WHAT YOU NEED TO DO - The line holding "const hutsCurve = [0, 1, 2, 3];" is the last one to output; start at the first line of the data, keep every line in between exactly, and leave out pictures.

DATA SHOWN -
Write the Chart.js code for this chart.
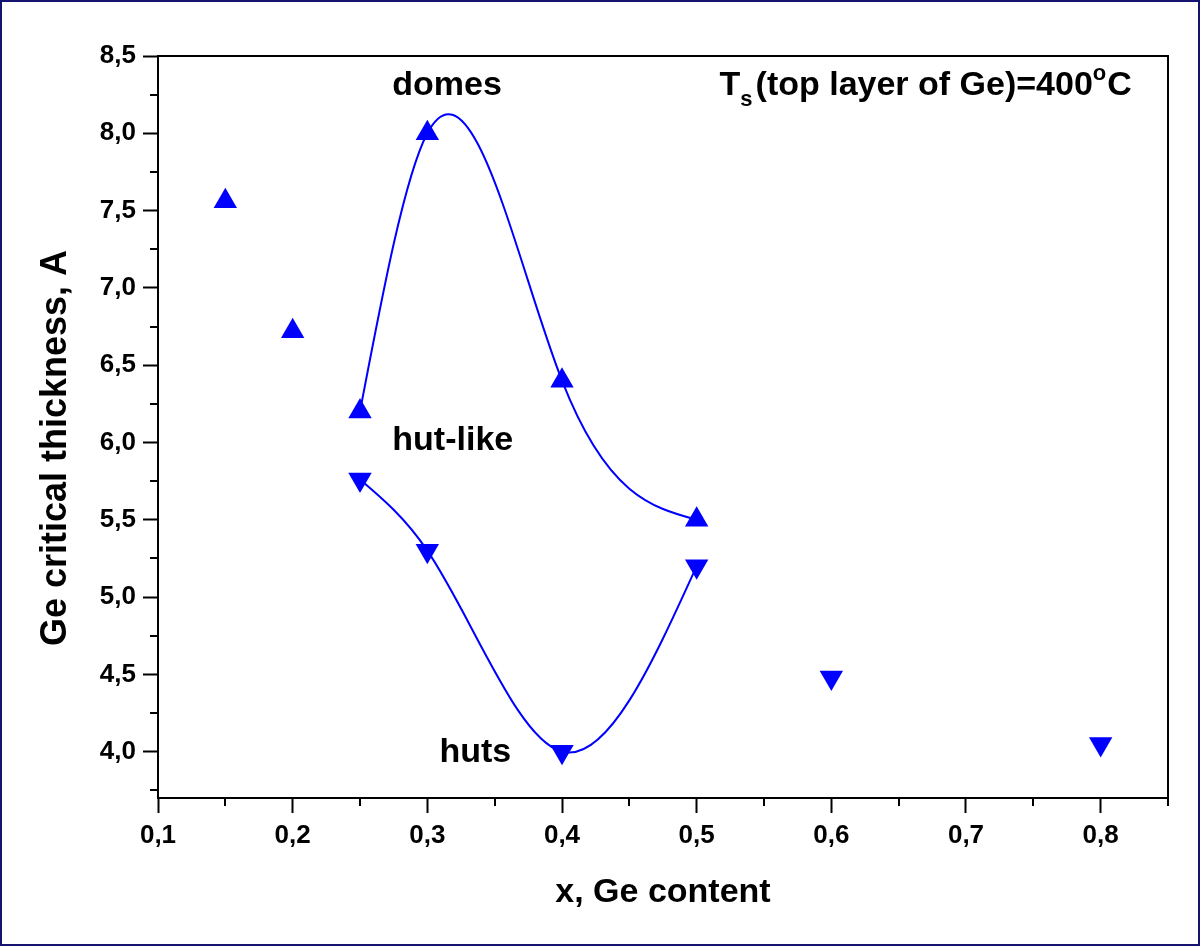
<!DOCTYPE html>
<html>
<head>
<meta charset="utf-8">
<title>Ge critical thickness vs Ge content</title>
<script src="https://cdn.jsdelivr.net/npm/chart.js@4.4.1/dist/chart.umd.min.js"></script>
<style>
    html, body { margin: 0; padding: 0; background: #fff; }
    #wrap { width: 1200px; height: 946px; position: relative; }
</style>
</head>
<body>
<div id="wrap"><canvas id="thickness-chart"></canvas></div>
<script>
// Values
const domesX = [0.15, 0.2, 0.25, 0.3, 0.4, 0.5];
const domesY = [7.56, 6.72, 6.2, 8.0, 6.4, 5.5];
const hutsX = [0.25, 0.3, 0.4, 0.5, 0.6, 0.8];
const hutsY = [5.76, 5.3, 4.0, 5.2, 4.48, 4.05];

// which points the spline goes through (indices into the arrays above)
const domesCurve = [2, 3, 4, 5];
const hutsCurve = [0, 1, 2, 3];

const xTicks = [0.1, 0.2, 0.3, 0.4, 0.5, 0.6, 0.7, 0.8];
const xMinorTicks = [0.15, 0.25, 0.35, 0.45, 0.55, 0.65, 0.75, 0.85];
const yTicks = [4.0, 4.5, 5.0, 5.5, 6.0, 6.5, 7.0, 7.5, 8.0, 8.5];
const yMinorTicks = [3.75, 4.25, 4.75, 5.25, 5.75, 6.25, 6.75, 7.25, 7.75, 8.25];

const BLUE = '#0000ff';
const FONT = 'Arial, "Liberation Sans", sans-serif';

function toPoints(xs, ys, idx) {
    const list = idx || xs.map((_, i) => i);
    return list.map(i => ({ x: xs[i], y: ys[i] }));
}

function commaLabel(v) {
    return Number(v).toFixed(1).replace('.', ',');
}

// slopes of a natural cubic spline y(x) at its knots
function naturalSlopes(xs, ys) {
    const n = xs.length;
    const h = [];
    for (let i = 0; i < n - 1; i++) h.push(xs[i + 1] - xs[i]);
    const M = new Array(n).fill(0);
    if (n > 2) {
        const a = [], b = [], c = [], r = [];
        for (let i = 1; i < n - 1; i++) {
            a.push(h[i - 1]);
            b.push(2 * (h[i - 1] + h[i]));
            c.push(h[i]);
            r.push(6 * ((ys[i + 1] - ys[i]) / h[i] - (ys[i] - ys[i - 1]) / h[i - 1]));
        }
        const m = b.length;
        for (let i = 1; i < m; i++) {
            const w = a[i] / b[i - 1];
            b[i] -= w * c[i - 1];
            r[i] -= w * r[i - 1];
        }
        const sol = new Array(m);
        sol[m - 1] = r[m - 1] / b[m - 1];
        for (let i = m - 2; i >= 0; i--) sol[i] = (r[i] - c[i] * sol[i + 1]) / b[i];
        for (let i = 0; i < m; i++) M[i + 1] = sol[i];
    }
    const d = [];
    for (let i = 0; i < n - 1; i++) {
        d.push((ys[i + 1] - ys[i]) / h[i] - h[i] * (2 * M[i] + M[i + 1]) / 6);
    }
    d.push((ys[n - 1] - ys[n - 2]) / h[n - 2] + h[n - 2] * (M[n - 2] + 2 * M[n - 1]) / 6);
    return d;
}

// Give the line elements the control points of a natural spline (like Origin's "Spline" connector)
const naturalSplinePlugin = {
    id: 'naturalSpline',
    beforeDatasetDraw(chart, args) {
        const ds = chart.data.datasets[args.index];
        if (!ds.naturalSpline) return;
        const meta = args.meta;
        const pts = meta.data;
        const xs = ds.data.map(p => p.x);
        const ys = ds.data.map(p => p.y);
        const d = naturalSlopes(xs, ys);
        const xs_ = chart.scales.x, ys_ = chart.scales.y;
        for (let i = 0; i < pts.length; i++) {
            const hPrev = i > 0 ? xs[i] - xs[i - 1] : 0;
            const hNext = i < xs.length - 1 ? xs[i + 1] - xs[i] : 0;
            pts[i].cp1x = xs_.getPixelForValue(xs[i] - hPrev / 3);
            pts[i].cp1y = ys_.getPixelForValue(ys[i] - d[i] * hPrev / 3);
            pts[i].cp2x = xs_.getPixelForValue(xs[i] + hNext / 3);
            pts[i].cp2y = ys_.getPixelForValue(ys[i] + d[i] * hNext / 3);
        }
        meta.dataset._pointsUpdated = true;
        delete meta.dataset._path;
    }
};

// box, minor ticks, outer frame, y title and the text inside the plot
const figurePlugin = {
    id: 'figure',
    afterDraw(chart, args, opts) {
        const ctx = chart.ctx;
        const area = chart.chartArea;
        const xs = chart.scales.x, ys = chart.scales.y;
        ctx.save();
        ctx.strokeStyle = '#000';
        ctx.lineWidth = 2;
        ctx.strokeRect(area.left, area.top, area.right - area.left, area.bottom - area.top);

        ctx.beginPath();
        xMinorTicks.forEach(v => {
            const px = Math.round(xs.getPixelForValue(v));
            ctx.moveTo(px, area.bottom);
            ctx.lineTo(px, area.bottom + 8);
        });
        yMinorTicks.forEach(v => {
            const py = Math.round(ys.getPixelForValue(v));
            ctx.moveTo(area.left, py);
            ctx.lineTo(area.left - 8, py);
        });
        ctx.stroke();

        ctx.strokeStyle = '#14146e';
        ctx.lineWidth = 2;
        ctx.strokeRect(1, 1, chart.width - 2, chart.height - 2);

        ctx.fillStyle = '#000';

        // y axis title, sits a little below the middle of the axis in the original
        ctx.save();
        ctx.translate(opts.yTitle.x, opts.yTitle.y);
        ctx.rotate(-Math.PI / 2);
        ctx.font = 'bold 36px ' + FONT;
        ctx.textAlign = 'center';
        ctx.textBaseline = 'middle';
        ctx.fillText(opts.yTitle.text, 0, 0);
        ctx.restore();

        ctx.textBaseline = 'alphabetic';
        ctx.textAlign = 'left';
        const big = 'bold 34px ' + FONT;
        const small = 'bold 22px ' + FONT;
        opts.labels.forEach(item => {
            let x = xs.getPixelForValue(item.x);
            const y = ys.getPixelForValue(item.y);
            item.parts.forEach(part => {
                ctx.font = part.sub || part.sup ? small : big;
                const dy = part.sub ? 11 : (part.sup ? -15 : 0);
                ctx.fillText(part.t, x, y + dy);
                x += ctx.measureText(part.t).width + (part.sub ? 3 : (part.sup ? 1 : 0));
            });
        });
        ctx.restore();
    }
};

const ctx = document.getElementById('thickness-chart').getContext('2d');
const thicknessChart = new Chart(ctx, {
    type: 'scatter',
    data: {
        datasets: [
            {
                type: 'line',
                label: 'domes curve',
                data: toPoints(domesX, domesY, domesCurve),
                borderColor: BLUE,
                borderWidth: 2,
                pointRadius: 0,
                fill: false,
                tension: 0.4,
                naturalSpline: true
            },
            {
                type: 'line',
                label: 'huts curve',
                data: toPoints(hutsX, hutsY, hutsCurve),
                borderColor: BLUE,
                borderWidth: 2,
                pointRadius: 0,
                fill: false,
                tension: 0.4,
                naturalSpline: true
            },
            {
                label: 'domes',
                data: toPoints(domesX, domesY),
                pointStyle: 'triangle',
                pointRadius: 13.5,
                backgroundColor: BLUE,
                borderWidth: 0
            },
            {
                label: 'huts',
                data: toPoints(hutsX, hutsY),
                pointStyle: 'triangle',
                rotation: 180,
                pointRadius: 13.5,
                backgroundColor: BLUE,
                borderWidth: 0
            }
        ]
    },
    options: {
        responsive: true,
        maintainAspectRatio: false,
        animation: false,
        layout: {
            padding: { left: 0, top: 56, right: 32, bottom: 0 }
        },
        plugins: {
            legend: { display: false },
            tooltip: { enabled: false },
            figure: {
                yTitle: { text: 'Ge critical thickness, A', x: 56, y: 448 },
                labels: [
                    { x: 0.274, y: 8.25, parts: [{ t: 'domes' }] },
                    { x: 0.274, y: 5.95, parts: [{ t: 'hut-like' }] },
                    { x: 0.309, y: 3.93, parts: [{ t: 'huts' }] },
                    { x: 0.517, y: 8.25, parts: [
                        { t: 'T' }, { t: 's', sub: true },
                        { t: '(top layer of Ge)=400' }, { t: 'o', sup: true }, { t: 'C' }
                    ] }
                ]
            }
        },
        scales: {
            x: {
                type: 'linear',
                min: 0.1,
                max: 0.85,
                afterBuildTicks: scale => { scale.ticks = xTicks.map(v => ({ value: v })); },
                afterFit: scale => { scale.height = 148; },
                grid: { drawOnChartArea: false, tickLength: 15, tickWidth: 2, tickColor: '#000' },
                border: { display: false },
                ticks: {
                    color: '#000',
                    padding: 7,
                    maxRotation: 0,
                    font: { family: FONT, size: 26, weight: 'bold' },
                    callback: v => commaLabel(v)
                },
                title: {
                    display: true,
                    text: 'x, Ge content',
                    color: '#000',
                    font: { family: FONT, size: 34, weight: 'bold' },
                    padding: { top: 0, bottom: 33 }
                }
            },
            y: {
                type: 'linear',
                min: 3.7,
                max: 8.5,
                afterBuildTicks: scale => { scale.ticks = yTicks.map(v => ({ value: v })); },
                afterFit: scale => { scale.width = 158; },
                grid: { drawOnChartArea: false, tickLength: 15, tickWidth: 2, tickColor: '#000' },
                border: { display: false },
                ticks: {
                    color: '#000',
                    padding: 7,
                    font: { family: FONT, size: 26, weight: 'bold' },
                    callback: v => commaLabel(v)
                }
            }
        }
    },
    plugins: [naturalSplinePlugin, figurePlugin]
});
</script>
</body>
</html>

EXERCISE ANSWER -
Write the Chart.js code for this chart.
<!DOCTYPE html>
<html>
<head>
<meta charset="utf-8">
<title>Ge critical thickness vs Ge content</title>
<script src="https://cdn.jsdelivr.net/npm/chart.js@4.4.1/dist/chart.umd.min.js"></script>
<style>
    html, body { margin: 0; padding: 0; background: #fff; }
    #wrap { width: 1200px; height: 946px; position: relative; }
</style>
</head>
<body>
<div id="wrap"><canvas id="thickness-chart"></canvas></div>
<script>
// Values
const domesX = [0.15, 0.2, 0.25, 0.3, 0.4, 0.5];
const domesY = [7.56, 6.72, 6.2, 8.0, 6.4, 5.5];
const hutsX = [0.25, 0.3, 0.4, 0.5, 0.6, 0.8];
const hutsY = [5.76, 5.3, 4.0, 5.2, 4.48, 4.05];

// which points the spline goes through (indices into the arrays above)
const domesCurve = [2, 3, 4, 5];
const hutsCurve = [0, 1, 2, 3];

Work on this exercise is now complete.